====== SOURCE DATA

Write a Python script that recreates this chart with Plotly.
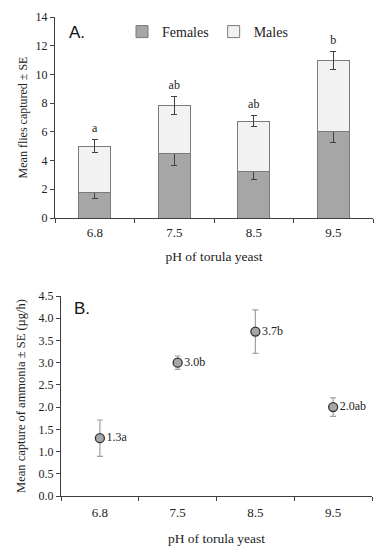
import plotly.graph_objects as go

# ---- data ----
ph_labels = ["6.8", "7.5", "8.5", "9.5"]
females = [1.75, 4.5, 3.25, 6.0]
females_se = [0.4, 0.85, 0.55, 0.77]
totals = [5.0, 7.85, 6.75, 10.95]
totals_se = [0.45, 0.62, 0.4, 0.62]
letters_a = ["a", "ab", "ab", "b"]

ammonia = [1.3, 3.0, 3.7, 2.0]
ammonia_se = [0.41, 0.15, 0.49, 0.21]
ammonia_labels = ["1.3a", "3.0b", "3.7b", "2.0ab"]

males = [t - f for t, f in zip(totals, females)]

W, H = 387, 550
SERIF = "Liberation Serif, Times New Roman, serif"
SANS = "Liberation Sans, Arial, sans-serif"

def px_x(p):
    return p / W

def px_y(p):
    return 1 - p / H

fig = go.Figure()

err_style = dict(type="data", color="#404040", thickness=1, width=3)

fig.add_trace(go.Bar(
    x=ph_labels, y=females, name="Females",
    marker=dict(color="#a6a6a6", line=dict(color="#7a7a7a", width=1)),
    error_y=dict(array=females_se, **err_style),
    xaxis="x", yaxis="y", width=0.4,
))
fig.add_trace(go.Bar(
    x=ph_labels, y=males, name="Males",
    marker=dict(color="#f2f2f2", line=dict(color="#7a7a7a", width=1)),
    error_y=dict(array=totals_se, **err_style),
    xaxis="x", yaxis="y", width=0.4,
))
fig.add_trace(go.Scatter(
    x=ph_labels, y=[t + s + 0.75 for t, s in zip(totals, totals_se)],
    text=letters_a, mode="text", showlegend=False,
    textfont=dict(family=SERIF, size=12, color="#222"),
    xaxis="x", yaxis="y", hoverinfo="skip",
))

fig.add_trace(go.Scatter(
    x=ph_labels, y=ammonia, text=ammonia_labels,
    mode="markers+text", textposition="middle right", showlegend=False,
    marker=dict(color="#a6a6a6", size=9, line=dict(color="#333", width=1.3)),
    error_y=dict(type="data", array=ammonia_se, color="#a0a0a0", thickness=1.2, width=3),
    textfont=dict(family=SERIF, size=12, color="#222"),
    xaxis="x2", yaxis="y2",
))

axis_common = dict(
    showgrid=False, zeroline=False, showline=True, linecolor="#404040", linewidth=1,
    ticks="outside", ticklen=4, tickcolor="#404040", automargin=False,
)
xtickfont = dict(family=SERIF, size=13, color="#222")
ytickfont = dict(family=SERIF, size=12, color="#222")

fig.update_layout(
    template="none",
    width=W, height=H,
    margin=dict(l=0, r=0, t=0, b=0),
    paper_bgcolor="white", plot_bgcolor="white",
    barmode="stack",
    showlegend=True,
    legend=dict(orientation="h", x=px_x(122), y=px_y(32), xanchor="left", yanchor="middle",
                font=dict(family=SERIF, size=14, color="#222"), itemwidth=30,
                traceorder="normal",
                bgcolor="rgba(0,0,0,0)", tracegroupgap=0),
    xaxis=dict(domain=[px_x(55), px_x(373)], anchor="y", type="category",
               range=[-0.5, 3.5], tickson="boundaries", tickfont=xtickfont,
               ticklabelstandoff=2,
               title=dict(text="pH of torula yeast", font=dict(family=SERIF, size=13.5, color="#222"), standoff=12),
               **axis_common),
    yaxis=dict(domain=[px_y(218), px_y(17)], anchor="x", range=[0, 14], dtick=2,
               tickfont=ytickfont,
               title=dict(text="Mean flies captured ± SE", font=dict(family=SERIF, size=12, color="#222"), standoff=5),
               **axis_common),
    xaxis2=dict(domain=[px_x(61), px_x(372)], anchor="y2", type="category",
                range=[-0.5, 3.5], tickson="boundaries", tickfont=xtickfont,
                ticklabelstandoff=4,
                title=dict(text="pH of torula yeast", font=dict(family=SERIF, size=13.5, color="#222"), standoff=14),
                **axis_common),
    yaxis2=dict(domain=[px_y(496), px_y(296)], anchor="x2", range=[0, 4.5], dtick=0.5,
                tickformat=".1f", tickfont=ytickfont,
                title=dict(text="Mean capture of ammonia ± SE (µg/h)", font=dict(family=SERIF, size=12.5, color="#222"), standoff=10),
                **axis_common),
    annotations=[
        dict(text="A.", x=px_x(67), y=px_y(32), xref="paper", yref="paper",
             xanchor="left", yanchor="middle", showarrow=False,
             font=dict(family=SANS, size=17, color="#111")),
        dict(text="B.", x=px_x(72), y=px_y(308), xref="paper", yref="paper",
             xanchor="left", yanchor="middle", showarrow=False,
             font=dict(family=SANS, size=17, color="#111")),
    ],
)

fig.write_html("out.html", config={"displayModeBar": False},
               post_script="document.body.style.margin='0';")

============

◆ **DIRECTIONS FOR THIS TASK**:
Using the data above, print every line exactly, omitting pictures.

◆ **CORRECT ANSWER**:
Write a Python script that recreates this chart with Plotly.
import plotly.graph_objects as go

# ---- data ----
ph_labels = ["6.8", "7.5", "8.5", "9.5"]
females = [1.75, 4.5, 3.25, 6.0]
females_se = [0.4, 0.85, 0.55, 0.77]
totals = [5.0, 7.85, 6.75, 10.95]
totals_se = [0.45, 0.62, 0.4, 0.62]
letters_a = ["a", "ab", "ab", "b"]

ammonia = [1.3, 3.0, 3.7, 2.0]
ammonia_se = [0.41, 0.15, 0.49, 0.21]
ammonia_labels = ["1.3a", "3.0b", "3.7b", "2.0ab"]

males = [t - f for t, f in zip(totals, females)]

W, H = 387, 550
SERIF = "Liberation Serif, Times New Roman, serif"
SANS = "Liberation Sans, Arial, sans-serif"

def px_x(p):
    return p / W

def px_y(p):
    return 1 - p / H

fig = go.Figure()

err_style = dict(type="data", color="#404040", thickness=1, width=3)

fig.add_trace(go.Bar(
    x=ph_labels, y=females, name="Females",
    marker=dict(color="#a6a6a6", line=dict(color="#7a7a7a", width=1)),
    error_y=dict(array=females_se, **err_style),
    xaxis="x", yaxis="y", width=0.4,
))
fig.add_trace(go.Bar(
    x=ph_labels, y=males, name="Males",
    marker=dict(color="#f2f2f2", line=dict(color="#7a7a7a", width=1)),
    error_y=dict(array=totals_se, **err_style),
    xaxis="x", yaxis="y", width=0.4,
))
fig.add_trace(go.Scatter(
    x=ph_labels, y=[t + s + 0.75 for t, s in zip(totals, totals_se)],
    text=letters_a, mode="text", showlegend=False,
    textfont=dict(family=SERIF, size=12, color="#222"),
    xaxis="x", yaxis="y", hoverinfo="skip",
))

fig.add_trace(go.Scatter(
    x=ph_labels, y=ammonia, text=ammonia_labels,
    mode="markers+text", textposition="middle right", showlegend=False,
    marker=dict(color="#a6a6a6", size=9, line=dict(color="#333", width=1.3)),
    error_y=dict(type="data", array=ammonia_se, color="#a0a0a0", thickness=1.2, width=3),
    textfont=dict(family=SERIF, size=12, color="#222"),
    xaxis="x2", yaxis="y2",
))

axis_common = dict(
    showgrid=False, zeroline=False, showline=True, linecolor="#404040", linewidth=1,
    ticks="outside", ticklen=4, tickcolor="#404040", automargin=False,
)
xtickfont = dict(family=SERIF, size=13, color="#222")
ytickfont = dict(family=SERIF, size=12, color="#222")

fig.update_layout(
    template="none",
    width=W, height=H,
    margin=dict(l=0, r=0, t=0, b=0),
    paper_bgcolor="white", plot_bgcolor="white",
    barmode="stack",
    showlegend=True,
    legend=dict(orientation="h", x=px_x(122), y=px_y(32), xanchor="left", yanchor="middle",
                font=dict(family=SERIF, size=14, color="#222"), itemwidth=30,
                traceorder="normal",
                bgcolor="rgba(0,0,0,0)", tracegroupgap=0),
    xaxis=dict(domain=[px_x(55), px_x(373)], anchor="y", type="category",
               range=[-0.5, 3.5], tickson="boundaries", tickfont=xtickfont,
               ticklabelstandoff=2,
               title=dict(text="pH of torula yeast", font=dict(family=SERIF, size=13.5, color="#222"), standoff=12),
               **axis_common),
    yaxis=dict(domain=[px_y(218), px_y(17)], anchor="x", range=[0, 14], dtick=2,
               tickfont=ytickfont,
               title=dict(text="Mean flies captured ± SE", font=dict(family=SERIF, size=12, color="#222"), standoff=5),
               **axis_common),
    xaxis2=dict(domain=[px_x(61), px_x(372)], anchor="y2", type="category",
                range=[-0.5, 3.5], tickson="boundaries", tickfont=xtickfont,
                ticklabelstandoff=4,
                title=dict(text="pH of torula yeast", font=dict(family=SERIF, size=13.5, color="#222"), standoff=14),
                **axis_common),
    yaxis2=dict(domain=[px_y(496), px_y(296)], anchor="x2", range=[0, 4.5], dtick=0.5,
                tickformat=".1f", tickfont=ytickfont,
                title=dict(text="Mean capture of ammonia ± SE (µg/h)", font=dict(family=SERIF, size=12.5, color="#222"), standoff=10),
                **axis_common),
    annotations=[
        dict(text="A.", x=px_x(67), y=px_y(32), xref="paper", yref="paper",
             xanchor="left", yanchor="middle", showarrow=False,
             font=dict(family=SANS, size=17, color="#111")),
        dict(text="B.", x=px_x(72), y=px_y(308), xref="paper", yref="paper",
             xanchor="left", yanchor="middle", showarrow=False,
             font=dict(family=SANS, size=17, color="#111")),
    ],
)

fig.write_html("out.html", config={"displayModeBar": False},
               post_script="document.body.style.margin='0';")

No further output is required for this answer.